While the Prime Minister termed the report a "labor of love", a hastily framed Law on Sexual Assault that followed, betrayed the government's true intent. Not only did it shun the fundamental equality vision of the Verma Report, it abdicated all the systemic priorities raised by it including the removal of political representatives charged with sex offenses, internationalizing medical protocols, sex education, making the Armed Forces more accountable, and most significant, a proposed Women's Bill of Rights. Passing a critically flawed law became the only urgent act the government undertook post the Dec. 16 incident and ever, on the issue of sexual violence.

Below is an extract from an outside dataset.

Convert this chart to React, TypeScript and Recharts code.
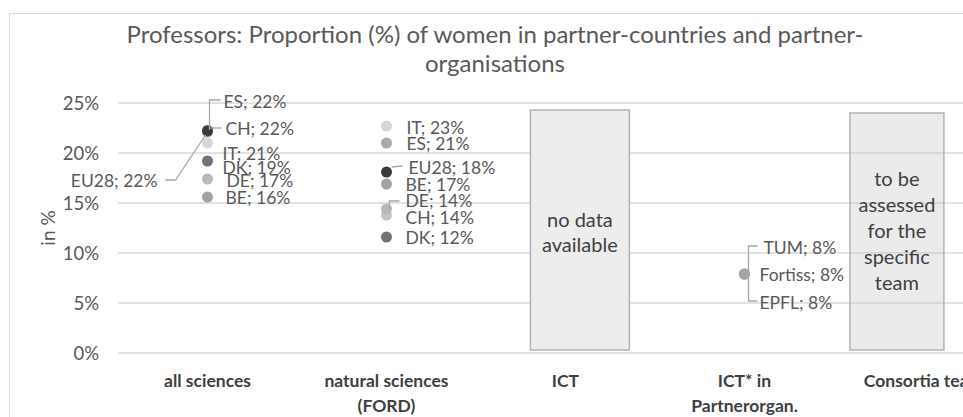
import React from 'react';
import { ComposedChart, Line, Bar, XAxis, YAxis, CartesianGrid, LabelList } from 'recharts';

const categories = ['all sciences', 'natural sciences (FORD)', 'ICT', 'ICT* in Partnerorgan.', 'Consortia team'];
const categoryLines: string[][] = [['all sciences'], ['natural sciences', '(FORD)'], ['ICT'], ['ICT* in', 'Partnerorgan.'], ['Consortia team']];
const yTicks = [0, 5, 10, 15, 20, 25];

// values in %
const IT = [21.0, 22.7, null, null, null];
const ES = [22.3, 21.0, null, null, null];
const CH = [22.1, 13.8, null, null, null];
const DE = [17.4, 14.4, null, null, null];
const BE = [15.6, 16.9, null, null, null];
const DK = [19.2, 11.6, null, null, null];
const EU28 = [22.2, 18.1, null, null, null];
const TUM = [null, null, null, 7.9, null];
const Fortiss = [null, null, null, 7.9, null];
const EPFL = [null, null, null, 7.9, null];
const boxICT = [null, null, 24.3, null, null];
const boxTeam = [null, null, null, null, 24.0];

const seriesNames = ['IT', 'ES', 'CH', 'DE', 'BE', 'DK', 'EU28', 'TUM', 'Fortiss', 'EPFL'];
const seriesValues: Record<string, (number | null)[]> = { IT, ES, CH, DE, BE, DK, EU28, TUM, Fortiss, EPFL };
const seriesColors: Record<string, string> = {
  IT: '#d6d6d6', ES: '#a9a9a9', CH: '#c4c4c4', DE: '#b8b8b8', BE: '#a3a3a3', DK: '#737373',
  EU28: '#3a3a3a', TUM: '#a6a6a6', Fortiss: '#a6a6a6', EPFL: '#a6a6a6',
};

const data = categories.map((cat, i) => {
  const row: Record<string, any> = { cat, boxICT: boxICT[i], boxTeam: boxTeam[i] };
  seriesNames.forEach((s) => { row[s] = seriesValues[s][i]; });
  return row;
});

// label placement relative to dot centre: dx, dy, anchor, leader path
type LabelLayout = { dx: number; dy: number; anchor?: 'start' | 'end'; leader?: string };
const labelLayout: Record<string, LabelLayout> = {
  'ES-0': { dx: 16, dy: -29, leader: 'M 2 0 V -30 H 13' },
  'CH-0': { dx: 18, dy: -4, leader: 'M 3 -4 H 14' },
  'EU28-0': { dx: -50, dy: 49, anchor: 'end', leader: 'M -2 4 L -32 49 H -42' },
  'IT-0': { dx: 15, dy: 10 },
  'DK-0': { dx: 15, dy: 6 },
  'DE-0': { dx: 19, dy: 1 },
  'BE-0': { dx: 18, dy: 0 },
  'IT-1': { dx: 20, dy: 1 },
  'ES-1': { dx: 20, dy: 0 },
  'EU28-1': { dx: 22, dy: -5, leader: 'M 5 -5 L 16 -6' },
  'BE-1': { dx: 19, dy: 0 },
  'DE-1': { dx: 19, dy: -9, leader: 'M 3 0 V -8 H 13' },
  'CH-1': { dx: 19, dy: 2 },
  'DK-1': { dx: 19, dy: 0 },
  'TUM-3': { dx: 19, dy: -27, leader: 'M 4 0 V -28 H 13' },
  'Fortiss-3': { dx: 15, dy: 0 },
  'EPFL-3': { dx: 15, dy: 28, leader: 'M 4 0 V 27 H 13' },
};

const FONT = 'Lato, "Noto Sans", sans-serif';

const makeLabel = (name: string) => (props: any) => {
  const { x, y, value, index } = props;
  if (value == null || x == null || y == null) return null;
  const lay = labelLayout[`${name}-${index}`];
  if (!lay) return null;
  const rounded = Math.round(value);
  return (
    <g>
      {lay.leader && (
        <path d={lay.leader} transform={`translate(${x},${y})`} fill="none" stroke="#a6a6a6" strokeWidth={1.3} />
      )}
      <text
        x={x + lay.dx}
        y={y + lay.dy}
        textAnchor={lay.anchor || 'start'}
        dominantBaseline="central"
        fontFamily={FONT}
        fontSize={17.5}
        fill="#595959"
      >
        {`${name}; ${rounded}%`}
      </text>
    </g>
  );
};

const boxTexts: Record<string, { lines: string[]; offsetX: number; width: number; firstY: number; step: number; fill: string }> = {
  boxICT: { lines: ['no data', 'available'], offsetX: 14.5, width: 99, firstY: 109, step: 25, fill: '#ededed' },
  boxTeam: { lines: ['to be', 'assessed', 'for the', 'specific', 'team'], offsetX: -26.5, width: 94, firstY: 65, step: 26, fill: 'rgba(190,190,190,0.3)' },
};

const makeBox = (key: string) => (props: any) => {
  const { x, y, width, height, payload } = props;
  if (!payload || payload[key] == null || !(height > 1)) return null;
  const cfg = boxTexts[key];
  const cx = x + width / 2 + cfg.offsetX;
  return (
    <g>
      <rect x={cx - cfg.width / 2} y={y} width={cfg.width} height={height - 3} fill={cfg.fill} stroke="#b3b3b3" strokeWidth={1.5} />
      {cfg.lines.map((l, i) => (
        <text key={i} x={cx} y={y + cfg.firstY + i * cfg.step} textAnchor="middle" dominantBaseline="central"
          fontFamily={FONT} fontSize={20} fill="#404040">{l}</text>
      ))}
    </g>
  );
};

const CategoryTick = (props: any) => {
  const { x, y, index } = props;
  const lines = categoryLines[index] || [];
  return (
    <g>
      {lines.map((l, i) => (
        <text key={i} x={x} y={y + 27 + i * 25} textAnchor="middle" dominantBaseline="central"
          fontFamily={FONT} fontSize={17.5} fontWeight="bold" fill="#404040">{l}</text>
      ))}
    </g>
  );
};

export default function App() {
  return (
    <div style={{ position: 'fixed', left: 0, top: 0, width: 963, height: 417, overflow: 'hidden', background: '#fff' }}>
      <div style={{ position: 'absolute', left: 9, top: 13, width: 1100, height: 600, border: '1.5px solid #d9d9d9', boxSizing: 'border-box' }} />
      <svg width={963} height={417} style={{ position: 'absolute', left: 0, top: 0 }}>
        <text x={495} y={43} textAnchor="middle" fontFamily={FONT} fontSize={24} fill="#595959">
          Professors: Proportion (%) of women in partner-countries and partner-
        </text>
        <text x={495} y={72} textAnchor="middle" fontFamily={FONT} fontSize={24} fill="#595959">
          organisations
        </text>
        <text x={0} y={0} transform="translate(47,228) rotate(-90)" textAnchor="middle" dominantBaseline="central"
          fontFamily={FONT} fontSize={19} fill="#595959">in %</text>
      </svg>
      <div style={{ position: 'absolute', left: 0, top: 0 }}>
        <ComposedChart width={1016} height={440} data={data} margin={{ top: 103, right: 3, bottom: 7, left: 1 }}>
          <CartesianGrid horizontal vertical={false} stroke="#d9d9d9" strokeWidth={1.5} />
          <XAxis dataKey="cat" type="category" axisLine={false} tickLine={false} tickSize={0} tickMargin={0}
            height={80} interval={0} tick={<CategoryTick />} />
          <YAxis domain={[0, 25]} ticks={yTicks} width={117} axisLine={false} tickLine={false} tickSize={0} tickMargin={19}
            tickFormatter={(v: number) => `${v}%`} tick={{ fontFamily: FONT, fontSize: 18.5, fill: '#595959' }} />
          <Bar dataKey="boxTeam" stackId="box" shape={makeBox('boxTeam')} isAnimationActive={false} />
          <Bar dataKey="boxICT" stackId="box" shape={makeBox('boxICT')} isAnimationActive={false} />
          {seriesNames.map((s) => (
            <Line key={s} dataKey={s} stroke="none" isAnimationActive={false} activeDot={false} legendType="none"
              dot={{ r: 5.5, fill: seriesColors[s], stroke: 'none' }}>
              <LabelList dataKey={s} content={makeLabel(s)} />
            </Line>
          ))}
        </ComposedChart>
      </div>
    </div>
  );
}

Going backwards is not the way to move ahead. Whether women arrive at that "sense of self", we are in the midst of churning. Against 30 years of state indifference, we got 30 days of the Verma Commission Report creating a paradigm shift for women's equality, sexual violence and public engagement on the issue. What's changed? For the cynic, perhaps nothing. For me, aware optimism and living in the present have been hallmarks of perseverance on the margins.

Today, it's how one woman's tragedy, one heroic friend, one public awakening, one Commission's efforts, the history of a women's movement and one moment in time, became synonymous with mainstream. What's that, if not change?